→ **EXCERPTED DATA**

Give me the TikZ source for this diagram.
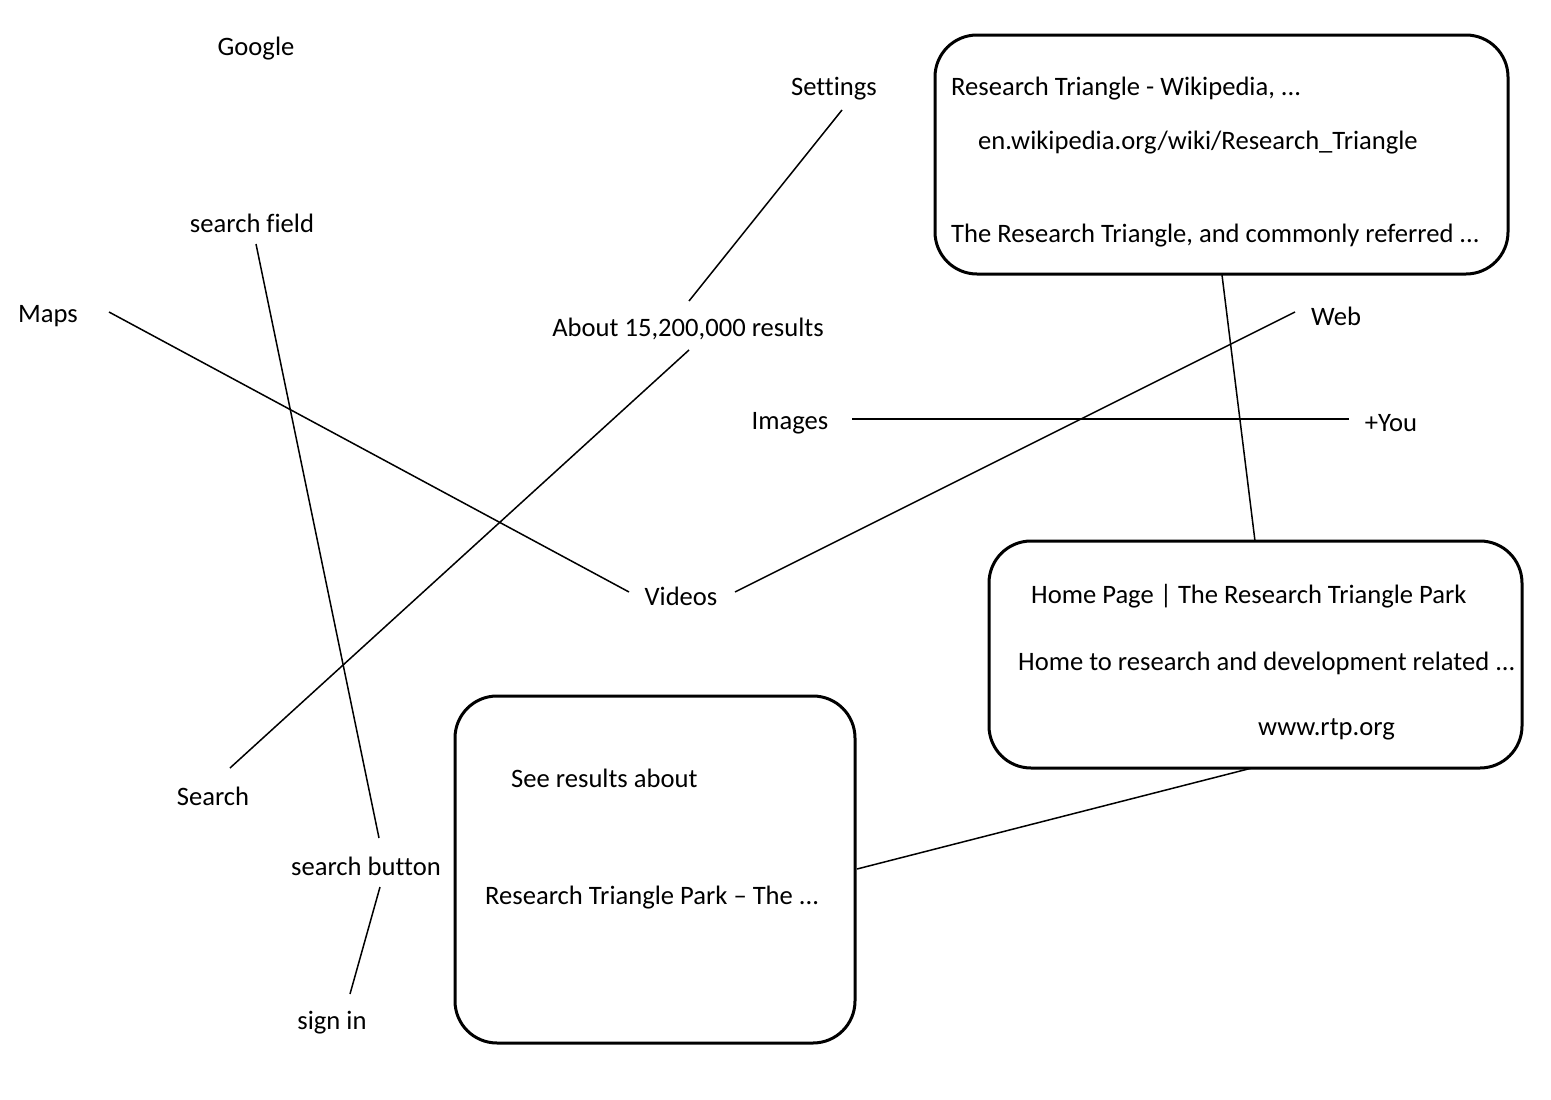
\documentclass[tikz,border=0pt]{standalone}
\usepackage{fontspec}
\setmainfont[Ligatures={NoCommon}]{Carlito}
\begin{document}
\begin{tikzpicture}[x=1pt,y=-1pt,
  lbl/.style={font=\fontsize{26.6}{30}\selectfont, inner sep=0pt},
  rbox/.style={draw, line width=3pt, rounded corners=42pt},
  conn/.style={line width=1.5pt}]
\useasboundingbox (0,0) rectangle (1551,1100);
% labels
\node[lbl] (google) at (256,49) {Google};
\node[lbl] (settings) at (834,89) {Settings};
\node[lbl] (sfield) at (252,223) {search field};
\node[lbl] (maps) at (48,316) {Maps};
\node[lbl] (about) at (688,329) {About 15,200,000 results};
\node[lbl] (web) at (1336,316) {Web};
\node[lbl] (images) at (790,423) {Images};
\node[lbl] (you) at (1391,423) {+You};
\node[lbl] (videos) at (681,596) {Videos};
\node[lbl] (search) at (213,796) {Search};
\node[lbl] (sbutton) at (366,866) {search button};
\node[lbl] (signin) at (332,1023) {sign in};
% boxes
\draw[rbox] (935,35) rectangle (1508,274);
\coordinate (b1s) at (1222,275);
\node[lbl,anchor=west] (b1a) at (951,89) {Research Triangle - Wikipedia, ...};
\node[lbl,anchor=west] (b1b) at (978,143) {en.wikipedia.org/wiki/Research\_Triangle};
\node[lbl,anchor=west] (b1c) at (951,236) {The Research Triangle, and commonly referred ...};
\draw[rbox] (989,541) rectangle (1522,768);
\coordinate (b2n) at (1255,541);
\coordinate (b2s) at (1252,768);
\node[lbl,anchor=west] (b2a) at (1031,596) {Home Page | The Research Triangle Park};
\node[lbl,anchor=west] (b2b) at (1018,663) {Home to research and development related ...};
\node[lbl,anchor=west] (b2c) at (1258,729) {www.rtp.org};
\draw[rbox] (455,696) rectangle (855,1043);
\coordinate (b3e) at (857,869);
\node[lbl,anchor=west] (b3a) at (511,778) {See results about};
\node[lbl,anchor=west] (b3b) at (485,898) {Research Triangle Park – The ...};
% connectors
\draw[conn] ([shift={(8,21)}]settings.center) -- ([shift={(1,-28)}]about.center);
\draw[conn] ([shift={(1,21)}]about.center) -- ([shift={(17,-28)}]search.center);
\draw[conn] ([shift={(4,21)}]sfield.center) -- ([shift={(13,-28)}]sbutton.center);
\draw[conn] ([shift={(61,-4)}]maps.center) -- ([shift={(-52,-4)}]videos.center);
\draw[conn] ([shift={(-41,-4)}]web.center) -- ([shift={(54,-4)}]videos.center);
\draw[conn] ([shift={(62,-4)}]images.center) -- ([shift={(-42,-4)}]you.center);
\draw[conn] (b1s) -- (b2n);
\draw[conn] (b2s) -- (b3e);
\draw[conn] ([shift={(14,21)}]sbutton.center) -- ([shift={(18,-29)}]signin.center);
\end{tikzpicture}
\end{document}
...
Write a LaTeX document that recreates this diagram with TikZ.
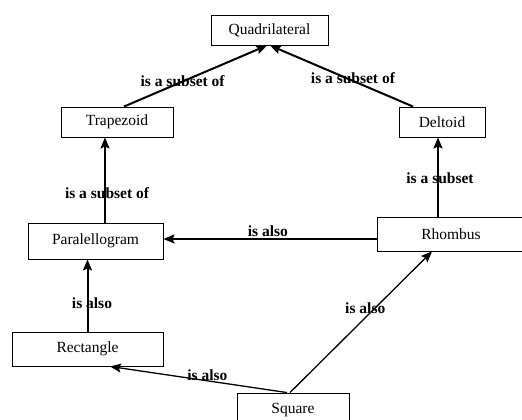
* * *
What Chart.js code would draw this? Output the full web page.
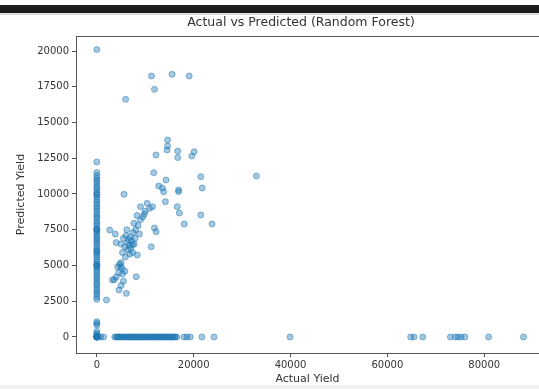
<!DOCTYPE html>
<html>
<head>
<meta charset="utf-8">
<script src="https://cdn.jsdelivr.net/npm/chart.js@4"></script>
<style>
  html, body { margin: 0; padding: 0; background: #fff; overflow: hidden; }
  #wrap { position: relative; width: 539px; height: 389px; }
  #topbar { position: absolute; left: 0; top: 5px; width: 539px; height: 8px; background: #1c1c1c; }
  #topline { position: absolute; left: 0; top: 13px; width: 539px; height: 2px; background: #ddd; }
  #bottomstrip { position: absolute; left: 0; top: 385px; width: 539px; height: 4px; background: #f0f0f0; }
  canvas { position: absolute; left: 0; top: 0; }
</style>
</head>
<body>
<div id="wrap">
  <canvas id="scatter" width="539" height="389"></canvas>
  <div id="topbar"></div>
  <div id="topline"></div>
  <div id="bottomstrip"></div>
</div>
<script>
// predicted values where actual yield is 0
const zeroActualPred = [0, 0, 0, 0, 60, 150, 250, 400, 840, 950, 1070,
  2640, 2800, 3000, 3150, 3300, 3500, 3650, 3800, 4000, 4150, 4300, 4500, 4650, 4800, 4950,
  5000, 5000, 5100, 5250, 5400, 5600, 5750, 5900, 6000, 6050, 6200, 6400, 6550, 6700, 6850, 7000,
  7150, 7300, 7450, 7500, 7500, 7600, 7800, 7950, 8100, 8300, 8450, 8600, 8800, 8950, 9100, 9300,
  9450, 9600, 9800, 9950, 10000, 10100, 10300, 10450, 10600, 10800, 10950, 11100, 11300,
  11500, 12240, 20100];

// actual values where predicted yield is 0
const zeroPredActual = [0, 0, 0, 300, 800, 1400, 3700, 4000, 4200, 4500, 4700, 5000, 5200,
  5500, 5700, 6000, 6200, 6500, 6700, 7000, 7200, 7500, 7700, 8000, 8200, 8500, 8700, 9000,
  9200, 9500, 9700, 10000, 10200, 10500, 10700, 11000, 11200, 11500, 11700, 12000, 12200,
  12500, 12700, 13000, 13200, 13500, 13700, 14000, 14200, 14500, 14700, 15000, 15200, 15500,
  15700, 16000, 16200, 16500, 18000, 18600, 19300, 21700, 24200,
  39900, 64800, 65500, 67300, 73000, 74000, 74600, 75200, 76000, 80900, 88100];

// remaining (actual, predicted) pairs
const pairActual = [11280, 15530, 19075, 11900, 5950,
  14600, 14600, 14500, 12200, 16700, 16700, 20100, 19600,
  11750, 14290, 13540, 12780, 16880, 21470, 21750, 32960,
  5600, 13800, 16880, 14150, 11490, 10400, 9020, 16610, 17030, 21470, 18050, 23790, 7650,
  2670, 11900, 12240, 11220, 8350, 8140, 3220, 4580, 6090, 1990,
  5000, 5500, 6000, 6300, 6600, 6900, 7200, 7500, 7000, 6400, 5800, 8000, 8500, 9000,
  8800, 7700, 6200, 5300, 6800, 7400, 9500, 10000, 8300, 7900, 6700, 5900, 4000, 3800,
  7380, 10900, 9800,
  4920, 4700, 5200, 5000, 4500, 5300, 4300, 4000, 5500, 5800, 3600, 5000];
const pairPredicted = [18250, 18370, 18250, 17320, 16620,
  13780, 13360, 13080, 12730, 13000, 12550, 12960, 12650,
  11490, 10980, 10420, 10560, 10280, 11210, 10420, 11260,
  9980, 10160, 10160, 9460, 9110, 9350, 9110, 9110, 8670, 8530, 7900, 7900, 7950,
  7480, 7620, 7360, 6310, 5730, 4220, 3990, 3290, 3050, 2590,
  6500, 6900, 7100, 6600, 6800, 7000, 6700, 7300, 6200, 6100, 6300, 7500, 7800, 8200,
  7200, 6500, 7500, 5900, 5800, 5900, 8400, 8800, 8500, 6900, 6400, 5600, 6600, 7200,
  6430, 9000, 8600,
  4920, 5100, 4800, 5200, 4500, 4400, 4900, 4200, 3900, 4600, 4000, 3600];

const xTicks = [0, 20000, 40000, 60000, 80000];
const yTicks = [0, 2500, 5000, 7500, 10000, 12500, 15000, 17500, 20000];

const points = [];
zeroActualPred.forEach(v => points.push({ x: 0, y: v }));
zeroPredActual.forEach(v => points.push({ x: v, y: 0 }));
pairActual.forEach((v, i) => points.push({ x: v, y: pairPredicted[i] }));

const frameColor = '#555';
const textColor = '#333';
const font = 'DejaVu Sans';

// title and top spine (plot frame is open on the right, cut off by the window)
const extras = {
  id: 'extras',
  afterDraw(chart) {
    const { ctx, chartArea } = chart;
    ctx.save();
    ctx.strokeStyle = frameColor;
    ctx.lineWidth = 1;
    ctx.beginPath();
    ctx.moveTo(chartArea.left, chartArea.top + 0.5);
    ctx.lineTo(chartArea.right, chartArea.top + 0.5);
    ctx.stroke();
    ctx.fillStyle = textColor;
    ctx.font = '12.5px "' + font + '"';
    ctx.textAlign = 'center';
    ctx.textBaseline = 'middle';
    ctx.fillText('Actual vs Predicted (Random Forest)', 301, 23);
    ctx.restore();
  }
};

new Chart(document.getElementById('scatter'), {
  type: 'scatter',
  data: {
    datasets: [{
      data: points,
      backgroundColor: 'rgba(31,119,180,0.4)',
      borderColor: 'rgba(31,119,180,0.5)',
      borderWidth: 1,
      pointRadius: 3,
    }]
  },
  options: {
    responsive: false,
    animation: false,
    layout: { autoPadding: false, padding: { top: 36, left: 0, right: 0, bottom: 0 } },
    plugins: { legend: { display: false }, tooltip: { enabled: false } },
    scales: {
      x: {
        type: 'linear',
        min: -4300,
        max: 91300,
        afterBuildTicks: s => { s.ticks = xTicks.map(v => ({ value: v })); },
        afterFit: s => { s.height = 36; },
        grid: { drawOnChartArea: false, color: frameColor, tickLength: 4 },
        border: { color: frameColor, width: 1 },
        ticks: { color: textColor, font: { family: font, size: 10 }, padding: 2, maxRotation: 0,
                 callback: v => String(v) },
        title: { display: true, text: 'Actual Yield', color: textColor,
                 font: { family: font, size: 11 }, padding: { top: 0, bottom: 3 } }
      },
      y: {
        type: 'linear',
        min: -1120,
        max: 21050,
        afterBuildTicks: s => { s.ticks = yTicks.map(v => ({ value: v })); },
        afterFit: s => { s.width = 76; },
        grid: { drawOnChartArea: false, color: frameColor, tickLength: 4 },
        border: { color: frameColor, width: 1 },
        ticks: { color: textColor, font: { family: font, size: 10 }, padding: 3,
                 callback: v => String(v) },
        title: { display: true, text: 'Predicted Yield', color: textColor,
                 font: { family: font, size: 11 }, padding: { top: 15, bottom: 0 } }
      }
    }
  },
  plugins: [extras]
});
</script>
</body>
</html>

→ **EXERCISE INSTRUCTIONS**
Look above and copy only the lines from the one holding "What Chart.js code" to the one holding "11500, 12240, 20100];", both included, exactly, minus the pictures.

→ **COMPLETE RESPONSE**
What Chart.js code would draw this? Output the full web page.
<!DOCTYPE html>
<html>
<head>
<meta charset="utf-8">
<script src="https://cdn.jsdelivr.net/npm/chart.js@4"></script>
<style>
  html, body { margin: 0; padding: 0; background: #fff; overflow: hidden; }
  #wrap { position: relative; width: 539px; height: 389px; }
  #topbar { position: absolute; left: 0; top: 5px; width: 539px; height: 8px; background: #1c1c1c; }
  #topline { position: absolute; left: 0; top: 13px; width: 539px; height: 2px; background: #ddd; }
  #bottomstrip { position: absolute; left: 0; top: 385px; width: 539px; height: 4px; background: #f0f0f0; }
  canvas { position: absolute; left: 0; top: 0; }
</style>
</head>
<body>
<div id="wrap">
  <canvas id="scatter" width="539" height="389"></canvas>
  <div id="topbar"></div>
  <div id="topline"></div>
  <div id="bottomstrip"></div>
</div>
<script>
// predicted values where actual yield is 0
const zeroActualPred = [0, 0, 0, 0, 60, 150, 250, 400, 840, 950, 1070,
  2640, 2800, 3000, 3150, 3300, 3500, 3650, 3800, 4000, 4150, 4300, 4500, 4650, 4800, 4950,
  5000, 5000, 5100, 5250, 5400, 5600, 5750, 5900, 6000, 6050, 6200, 6400, 6550, 6700, 6850, 7000,
  7150, 7300, 7450, 7500, 7500, 7600, 7800, 7950, 8100, 8300, 8450, 8600, 8800, 8950, 9100, 9300,
  9450, 9600, 9800, 9950, 10000, 10100, 10300, 10450, 10600, 10800, 10950, 11100, 11300,
  11500, 12240, 20100];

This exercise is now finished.